Peter Lougheed, for instance.
Only last fall the revered ex-premier came out against the Keystone XL Pipeline, saying it would ship jobs out of Alberta.
“We should be refining the bitumen in Alberta and we should make it public policy in the province,” Lougheed said. “That would be a better thing to do than merely send the raw bitumen down the pipeline and they refine it in Texas. That means thousands of new jobs in Texas.”
Mulcair made much the same pitch Thursday, but for the whole country, not just Alberta.
He said he wants more refineries built to create jobs. He favours reversing pipelines to ship oil eastward. He opposed closing a Shell refinery in Montreal because he wants western oil refined there.
Lougheed would surely blow his venerated stack if I push this parallel too far; and to be sure, there are differences.
Lougheed always opposed Ottawa’s efforts to force Alberta to “ship jobs down the pipeline to Sarnia.”
In the days before free trade, the debate over jobs and oil revenues was purely internal.
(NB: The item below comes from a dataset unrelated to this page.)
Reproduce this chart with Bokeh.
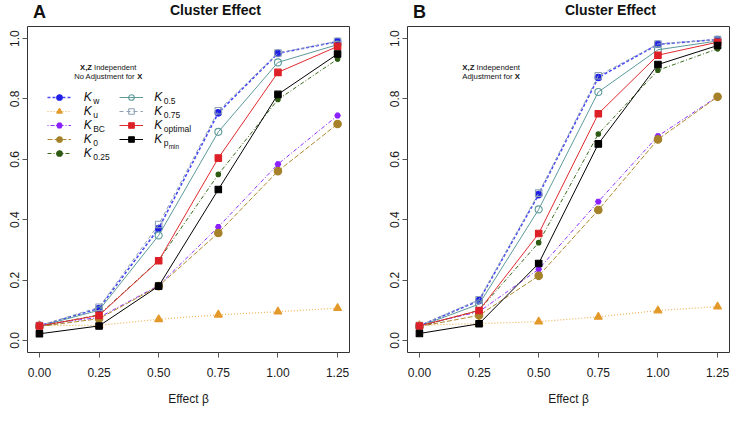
from bokeh.plotting import figure
from bokeh.models import Label, Legend, LegendItem, FixedTicker, NumeralTickFormatter, Range1d
from bokeh.layouts import row, column
from bokeh.embed import file_html
from bokeh.resources import INLINE

# ---------------- data ----------------
effect = [0.0, 0.25, 0.5, 0.75, 1.0, 1.25]
x_ticks = [0.0, 0.25, 0.5, 0.75, 1.0, 1.25]
y_ticks = [0.0, 0.2, 0.4, 0.6, 0.8, 1.0]
series_names = ["Kw", "Ku", "KBC", "K0", "K0.25", "K0.5", "K0.75", "Koptimal", "Kpmin"]

# Panel A: No adjustment for X
A_Kw = [0.048, 0.106, 0.371, 0.754, 0.951, 0.990]
A_Ku = [0.050, 0.050, 0.070, 0.085, 0.095, 0.107]
A_KBC = [0.052, 0.076, 0.182, 0.376, 0.584, 0.745]
A_K0 = [0.046, 0.072, 0.180, 0.356, 0.561, 0.717]
A_K025 = [0.046, 0.085, 0.265, 0.550, 0.798, 0.932]
A_K05 = [0.047, 0.100, 0.348, 0.691, 0.921, 0.980]
A_K075 = [0.049, 0.110, 0.384, 0.761, 0.952, 0.991]
A_Kopt = [0.048, 0.083, 0.264, 0.604, 0.888, 0.974]
A_Kpmin = [0.022, 0.048, 0.180, 0.500, 0.815, 0.949]

# Panel B: Adjustment for X
B_Kw = [0.048, 0.132, 0.483, 0.871, 0.981, 0.997]
B_Ku = [0.050, 0.056, 0.062, 0.078, 0.099, 0.112]
B_KBC = [0.050, 0.095, 0.236, 0.460, 0.677, 0.808]
B_K0 = [0.046, 0.083, 0.214, 0.432, 0.666, 0.807]
B_K025 = [0.046, 0.100, 0.324, 0.684, 0.895, 0.966]
B_K05 = [0.047, 0.120, 0.434, 0.823, 0.963, 0.992]
B_K075 = [0.049, 0.135, 0.488, 0.877, 0.982, 0.997]
B_Kopt = [0.048, 0.099, 0.354, 0.751, 0.945, 0.988]
B_Kpmin = [0.023, 0.055, 0.255, 0.651, 0.914, 0.977]

A_series = [A_Kw, A_Ku, A_KBC, A_K0, A_K025, A_K05, A_K075, A_Kopt, A_Kpmin]
B_series = [B_Kw, B_Ku, B_KBC, B_K0, B_K025, B_K05, B_K075, B_Kopt, B_Kpmin]

# ---------------- styles ----------------
FONT = "Liberation Sans"
STY = {
    "Kw":       dict(lc="#4a4af2", dash="3 2", lw=1.6, m="circle", mc="#1f1fe8", fill=True, ms=6.5),
    "Ku":       dict(lc="#f0b45a", dash="1 2", lw=1.2, m="triangle", mc="#e3992a", fill=True, ms=8),
    "KBC":      dict(lc="#9030ff", dash="1 2 4 2", lw=1.0, m="hex", mc="#8a1fff", fill=True, ms=5.5),
    "K0":       dict(lc="#b08a30", dash="5 2", lw=1.0, m="circle", mc="#a5812a", fill=True, ms=7.5),
    "K0.25":    dict(lc="#3a6a1a", dash="4 2 1 2", lw=1.0, m="circle", mc="#2d5a12", fill=True, ms=4.5),
    "K0.5":     dict(lc="#5e9a9a", dash="solid", lw=1.0, m="circle", mc="#5e9a9a", fill=False, ms=7),
    "K0.75":    dict(lc="#8fa3b5", dash="4 3", lw=1.0, m="square", mc="#8fa3b5", fill=False, ms=6.5),
    "Koptimal": dict(lc="#e02a30", dash="solid", lw=1.0, m="square", mc="#dd2027", fill=True, ms=6.5),
    "Kpmin":    dict(lc="#000000", dash="solid", lw=1.0, m="square", mc="#000000", fill=True, ms=6.5),
}
SUBS = {"Kw": ("w", None), "Ku": ("u", None), "KBC": ("BC", None), "K0": ("0", None),
        "K0.25": ("0.25", None), "K0.5": ("0.5", None), "K0.75": ("0.75", None),
        "Koptimal": ("optimal", None), "Kpmin": ("p", "min")}

HEAD_H = 25
MAIN_H = 408 - HEAD_H


def lab(p, x, y, text, size, style="normal", align="left", baseline="middle", color="#111111"):
    p.add_layout(Label(x=x, y=y, x_units="screen", y_units="screen", text=text,
                       text_font=FONT, text_font_size=f"{size}px", text_font_style=style,
                       text_align=align, text_baseline=baseline, text_color=color))


def make_header(letter, left, right):
    h = figure(width=365, height=HEAD_H, output_backend="svg", toolbar_location=None,
               x_range=Range1d(0, 1), y_range=Range1d(0, 1),
               min_border_left=0, min_border_right=0, min_border_top=0, min_border_bottom=0)
    h.axis.visible = False
    h.xgrid.visible = False
    h.ygrid.visible = False
    h.outline_line_color = None
    fw = 365 - left - right
    lab(h, left + fw / 2, HEAD_H - 9.3, "Cluster Effect", 14, "bold", "center")
    lab(h, 12, HEAD_H - 11.5, letter, 18, "bold", "center")
    return h


def make_panel(series, left, right):
    p = figure(width=365, height=MAIN_H, output_backend="svg", toolbar_location=None,
               x_range=Range1d(-0.05, 1.30), y_range=Range1d(-0.04, 1.04),
               min_border_left=left, min_border_right=right,
               min_border_top=1, min_border_bottom=55)
    p.xgrid.visible = False
    p.ygrid.visible = False
    p.outline_line_color = "#333333"
    p.outline_line_width = 1
    p.background_fill_color = "white"

    for ax in (p.xaxis[0], p.yaxis[0]):
        ax.axis_line_color = None
        ax.major_tick_line_color = "#555555"
        ax.major_tick_out = 5
        ax.major_tick_in = 0
        ax.minor_tick_line_color = None
        ax.major_label_text_font = FONT
        ax.major_label_text_font_size = "12px"
        ax.major_label_text_color = "#1a1a1a"
    p.xaxis.ticker = FixedTicker(ticks=x_ticks)
    p.xaxis.formatter = NumeralTickFormatter(format="0.00")
    p.xaxis.major_label_standoff = 10
    p.xaxis.axis_label = "Effect β"
    p.xaxis.axis_label_text_font = FONT
    p.xaxis.axis_label_text_font_size = "12px"
    p.xaxis.axis_label_text_font_style = "normal"
    p.xaxis.axis_label_text_color = "#1a1a1a"
    p.xaxis.axis_label_standoff = 12
    p.yaxis.ticker = FixedTicker(ticks=y_ticks)
    p.yaxis.formatter = NumeralTickFormatter(format="0.0")
    p.yaxis.major_label_orientation = "vertical"
    p.yaxis.major_label_standoff = 3

    rends = {}
    for name, ys in zip(series_names, series):
        s = STY[name]
        lr = p.line(effect, ys, line_color=s["lc"], line_dash=s["dash"], line_width=s["lw"])
        sr = p.scatter(effect, ys, marker=s["m"], size=s["ms"], line_color=s["mc"], line_width=1.1,
                       fill_color=s["mc"] if s["fill"] else None)
        rends[name] = [lr, sr]
    return p, rends


# ---------------- panel A ----------------
hA = make_header("A", 27, 16)
pA, rA = make_panel(A_series, 27, 16)
f = 7.6
x1 = 80.7 - 7.394 * f / 2
lab(pA, x1, 285, "X,Z", f, "bold")
lab(pA, x1 + 1.834 * f, 285, "Independent", f)
x2 = 80.7 - 8.948 * f / 2
lab(pA, x2, 276, "No Adjustment for", f)
lab(pA, x2 + 8.281 * f, 276, "X", f, "bold")

col1 = series_names[:5]
col2 = series_names[5:]
row_h = 14
top = 261.6
for names, lx, tx in ((col1, 20, 56.2), (col2, 92.4, 126.7)):
    items = [LegendItem(label=" ", renderers=rA[n]) for n in names]
    leg = Legend(items=items, location=(lx, top - row_h * len(names)), glyph_width=24,
                 glyph_height=row_h, label_height=row_h, label_width=1, spacing=0,
                 padding=0, margin=0, border_line_color=None, background_fill_alpha=0,
                 label_text_font_size="1px", label_standoff=0)
    pA.add_layout(leg)
    for i, n in enumerate(names):
        yc = top - row_h / 2 - row_h * i
        sub, subsub = SUBS[n]
        lab(pA, tx, yc + 1, "K", 12, "italic")
        lab(pA, tx + 9.5, yc - 3.5, sub, 8.5)
        if subsub:
            lab(pA, tx + 9.5 + 5, yc - 6.5, subsub, 6.5)

# ---------------- panel B ----------------
hB = make_header("B", 42, 1)
pB, rB = make_panel(B_series, 42, 1)
f = 7.8
lab(pB, 54.8, 285, "X,Z", f, "bold")
lab(pB, 54.8 + 1.834 * f, 285, "Independent", f)
lab(pB, 54.8, 276, "Adjustment for", f)
lab(pB, 54.8 + 6.725 * f, 276, "X", f, "bold")

layout = row(column(hA, pA), column(hB, pB))
open("out.html", "w").write(file_html(layout, INLINE))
That has faded with new markets and the immense revenues they generate.
But today Thomas Mulcair and Peter Lougheed clearly agree on the folly of sending vast quantities of oil abroad.
Next, Mulcair sounded very much like former Premier Ed Stelmach.
One of Ed’s favourite lines was: “I’ve always said shipping raw bitumen out of our province is comparable to selling the topsoil on a farm.”
Stelmach created the Bitumen Royalty in Kind program, which allows energy companies to pay their royalties to government in black goo rather than cash. Ultimately, the government’s bitumen is used as feedstock to supply new upgraders on favourable terms.
It was a good idea that has not yet been a grand success.